==== Given data
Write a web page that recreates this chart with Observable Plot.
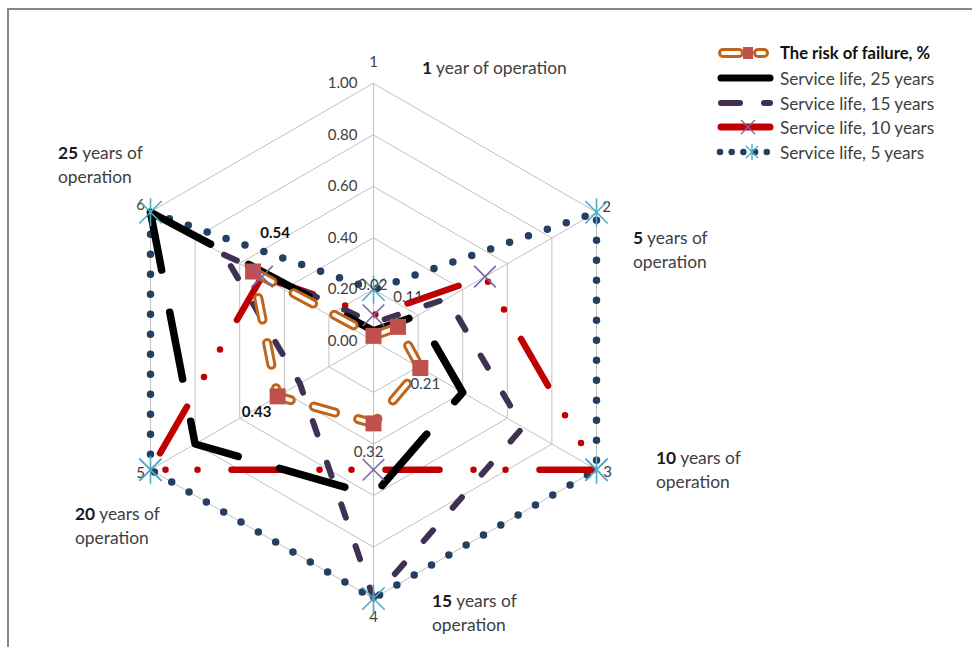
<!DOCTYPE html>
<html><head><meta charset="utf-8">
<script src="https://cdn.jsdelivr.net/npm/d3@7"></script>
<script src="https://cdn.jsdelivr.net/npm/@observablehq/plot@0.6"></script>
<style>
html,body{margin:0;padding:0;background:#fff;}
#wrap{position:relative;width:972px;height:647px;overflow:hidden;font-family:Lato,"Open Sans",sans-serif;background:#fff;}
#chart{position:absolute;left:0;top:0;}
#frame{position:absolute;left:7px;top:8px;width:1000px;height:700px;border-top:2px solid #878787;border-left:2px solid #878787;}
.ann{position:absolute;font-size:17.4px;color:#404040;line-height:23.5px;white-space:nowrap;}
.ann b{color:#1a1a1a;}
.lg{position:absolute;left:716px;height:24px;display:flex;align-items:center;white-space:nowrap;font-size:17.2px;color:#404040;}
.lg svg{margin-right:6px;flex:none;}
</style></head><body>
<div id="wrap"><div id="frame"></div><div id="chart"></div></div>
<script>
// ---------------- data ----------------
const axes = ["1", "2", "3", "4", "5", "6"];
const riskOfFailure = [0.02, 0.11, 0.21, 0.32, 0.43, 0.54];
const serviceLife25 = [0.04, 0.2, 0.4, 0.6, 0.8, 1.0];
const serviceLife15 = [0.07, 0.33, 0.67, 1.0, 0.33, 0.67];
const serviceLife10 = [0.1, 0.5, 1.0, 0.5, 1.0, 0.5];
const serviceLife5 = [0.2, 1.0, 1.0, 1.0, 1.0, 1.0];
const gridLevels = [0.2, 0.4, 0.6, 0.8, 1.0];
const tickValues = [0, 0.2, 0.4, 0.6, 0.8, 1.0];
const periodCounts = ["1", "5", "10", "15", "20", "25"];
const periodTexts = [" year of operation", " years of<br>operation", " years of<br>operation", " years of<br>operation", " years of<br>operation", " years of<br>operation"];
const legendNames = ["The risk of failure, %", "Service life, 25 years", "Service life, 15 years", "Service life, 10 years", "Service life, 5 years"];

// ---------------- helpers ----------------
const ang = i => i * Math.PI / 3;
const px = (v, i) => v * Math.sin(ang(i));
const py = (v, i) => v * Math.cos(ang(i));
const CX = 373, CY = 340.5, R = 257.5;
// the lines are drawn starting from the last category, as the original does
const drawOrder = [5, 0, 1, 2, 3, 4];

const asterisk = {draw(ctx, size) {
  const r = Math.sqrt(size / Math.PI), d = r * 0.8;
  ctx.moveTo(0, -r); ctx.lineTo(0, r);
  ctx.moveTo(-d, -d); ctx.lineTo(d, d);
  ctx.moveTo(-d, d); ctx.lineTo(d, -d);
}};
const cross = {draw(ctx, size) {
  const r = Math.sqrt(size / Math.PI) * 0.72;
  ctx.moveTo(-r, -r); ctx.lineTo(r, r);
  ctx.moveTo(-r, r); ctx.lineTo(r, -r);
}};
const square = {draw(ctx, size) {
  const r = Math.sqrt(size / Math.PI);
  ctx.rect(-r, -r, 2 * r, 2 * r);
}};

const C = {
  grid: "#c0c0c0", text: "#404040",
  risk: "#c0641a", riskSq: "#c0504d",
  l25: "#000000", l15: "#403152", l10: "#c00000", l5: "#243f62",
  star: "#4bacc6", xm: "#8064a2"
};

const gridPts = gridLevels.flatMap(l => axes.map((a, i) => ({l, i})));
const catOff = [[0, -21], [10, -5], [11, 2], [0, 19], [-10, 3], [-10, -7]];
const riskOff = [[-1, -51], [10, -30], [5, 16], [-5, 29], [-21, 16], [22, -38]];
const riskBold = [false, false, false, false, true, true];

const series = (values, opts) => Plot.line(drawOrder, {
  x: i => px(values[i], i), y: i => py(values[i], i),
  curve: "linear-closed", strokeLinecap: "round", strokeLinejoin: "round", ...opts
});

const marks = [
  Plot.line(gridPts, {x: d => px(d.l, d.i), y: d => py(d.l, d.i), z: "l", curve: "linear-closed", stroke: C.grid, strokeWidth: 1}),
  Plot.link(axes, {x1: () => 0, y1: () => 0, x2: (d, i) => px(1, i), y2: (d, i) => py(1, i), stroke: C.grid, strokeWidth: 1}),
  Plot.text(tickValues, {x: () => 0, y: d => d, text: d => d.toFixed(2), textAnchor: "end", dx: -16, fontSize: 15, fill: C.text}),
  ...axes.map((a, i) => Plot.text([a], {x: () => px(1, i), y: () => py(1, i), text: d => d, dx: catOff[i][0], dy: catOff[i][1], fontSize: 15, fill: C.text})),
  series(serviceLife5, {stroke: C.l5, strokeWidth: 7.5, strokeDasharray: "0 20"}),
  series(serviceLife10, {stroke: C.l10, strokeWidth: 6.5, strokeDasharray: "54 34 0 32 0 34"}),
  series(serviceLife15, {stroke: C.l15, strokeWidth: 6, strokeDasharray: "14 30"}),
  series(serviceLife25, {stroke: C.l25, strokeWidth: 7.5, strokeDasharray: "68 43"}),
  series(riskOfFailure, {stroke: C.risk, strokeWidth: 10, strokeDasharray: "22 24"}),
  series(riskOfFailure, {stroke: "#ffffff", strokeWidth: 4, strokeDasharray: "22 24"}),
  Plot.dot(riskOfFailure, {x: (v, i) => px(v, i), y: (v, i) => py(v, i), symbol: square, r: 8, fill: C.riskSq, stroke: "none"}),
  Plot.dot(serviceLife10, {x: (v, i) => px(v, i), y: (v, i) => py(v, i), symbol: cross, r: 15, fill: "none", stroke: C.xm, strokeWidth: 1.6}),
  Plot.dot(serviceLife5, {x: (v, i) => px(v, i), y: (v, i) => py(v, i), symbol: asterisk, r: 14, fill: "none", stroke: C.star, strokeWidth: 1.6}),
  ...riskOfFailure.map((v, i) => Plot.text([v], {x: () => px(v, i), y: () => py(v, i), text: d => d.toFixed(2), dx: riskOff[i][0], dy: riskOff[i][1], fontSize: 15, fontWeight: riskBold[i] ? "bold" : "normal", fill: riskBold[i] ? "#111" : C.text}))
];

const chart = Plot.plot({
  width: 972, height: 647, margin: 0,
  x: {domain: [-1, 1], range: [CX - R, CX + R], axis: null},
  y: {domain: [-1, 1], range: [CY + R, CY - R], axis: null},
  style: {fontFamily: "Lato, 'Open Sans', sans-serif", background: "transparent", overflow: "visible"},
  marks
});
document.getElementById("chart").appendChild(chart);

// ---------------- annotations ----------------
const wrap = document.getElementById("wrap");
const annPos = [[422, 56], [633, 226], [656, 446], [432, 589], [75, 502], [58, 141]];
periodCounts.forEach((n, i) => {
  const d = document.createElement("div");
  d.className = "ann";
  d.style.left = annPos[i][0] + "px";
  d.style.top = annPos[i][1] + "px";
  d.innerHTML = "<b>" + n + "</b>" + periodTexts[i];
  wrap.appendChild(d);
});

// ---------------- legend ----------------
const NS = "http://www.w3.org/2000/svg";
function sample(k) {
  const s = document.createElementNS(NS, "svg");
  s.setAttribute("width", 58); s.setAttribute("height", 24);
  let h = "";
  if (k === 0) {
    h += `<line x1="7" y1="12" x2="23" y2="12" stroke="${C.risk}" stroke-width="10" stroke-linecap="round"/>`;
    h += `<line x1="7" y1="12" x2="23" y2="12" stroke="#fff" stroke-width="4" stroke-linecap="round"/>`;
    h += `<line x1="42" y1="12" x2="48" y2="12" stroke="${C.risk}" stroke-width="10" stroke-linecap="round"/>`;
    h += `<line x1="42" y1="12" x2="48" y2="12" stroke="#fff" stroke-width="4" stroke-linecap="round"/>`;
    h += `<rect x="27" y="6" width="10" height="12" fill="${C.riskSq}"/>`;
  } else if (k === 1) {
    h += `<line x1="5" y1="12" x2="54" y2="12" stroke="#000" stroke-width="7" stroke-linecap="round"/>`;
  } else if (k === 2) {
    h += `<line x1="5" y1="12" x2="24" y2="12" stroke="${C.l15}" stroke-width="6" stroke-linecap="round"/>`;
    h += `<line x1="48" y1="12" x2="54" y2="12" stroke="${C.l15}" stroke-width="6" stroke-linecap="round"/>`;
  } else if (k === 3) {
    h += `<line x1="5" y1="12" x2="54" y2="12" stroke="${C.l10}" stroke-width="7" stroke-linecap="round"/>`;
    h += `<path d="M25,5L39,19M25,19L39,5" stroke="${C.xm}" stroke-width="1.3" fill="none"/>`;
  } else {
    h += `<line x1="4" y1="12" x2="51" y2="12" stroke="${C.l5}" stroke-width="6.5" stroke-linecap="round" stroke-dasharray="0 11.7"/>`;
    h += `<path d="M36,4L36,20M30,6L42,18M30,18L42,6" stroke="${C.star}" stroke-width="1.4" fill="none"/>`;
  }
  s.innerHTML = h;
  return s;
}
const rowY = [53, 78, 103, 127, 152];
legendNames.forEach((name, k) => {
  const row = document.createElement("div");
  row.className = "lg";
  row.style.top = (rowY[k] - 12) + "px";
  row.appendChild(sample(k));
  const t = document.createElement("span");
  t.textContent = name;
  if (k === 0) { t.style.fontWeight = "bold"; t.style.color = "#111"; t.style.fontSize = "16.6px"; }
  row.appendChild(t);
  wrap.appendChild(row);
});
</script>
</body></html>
========
Exercise instructions >> Each line that has the word "chart" should be copied.

Solution for this task >>
Write a web page that recreates this chart with Observable Plot.
#chart{position:absolute;left:0;top:0;}
<div id="wrap"><div id="frame"></div><div id="chart"></div></div>
const chart = Plot.plot({
document.getElementById("chart").appendChild(chart);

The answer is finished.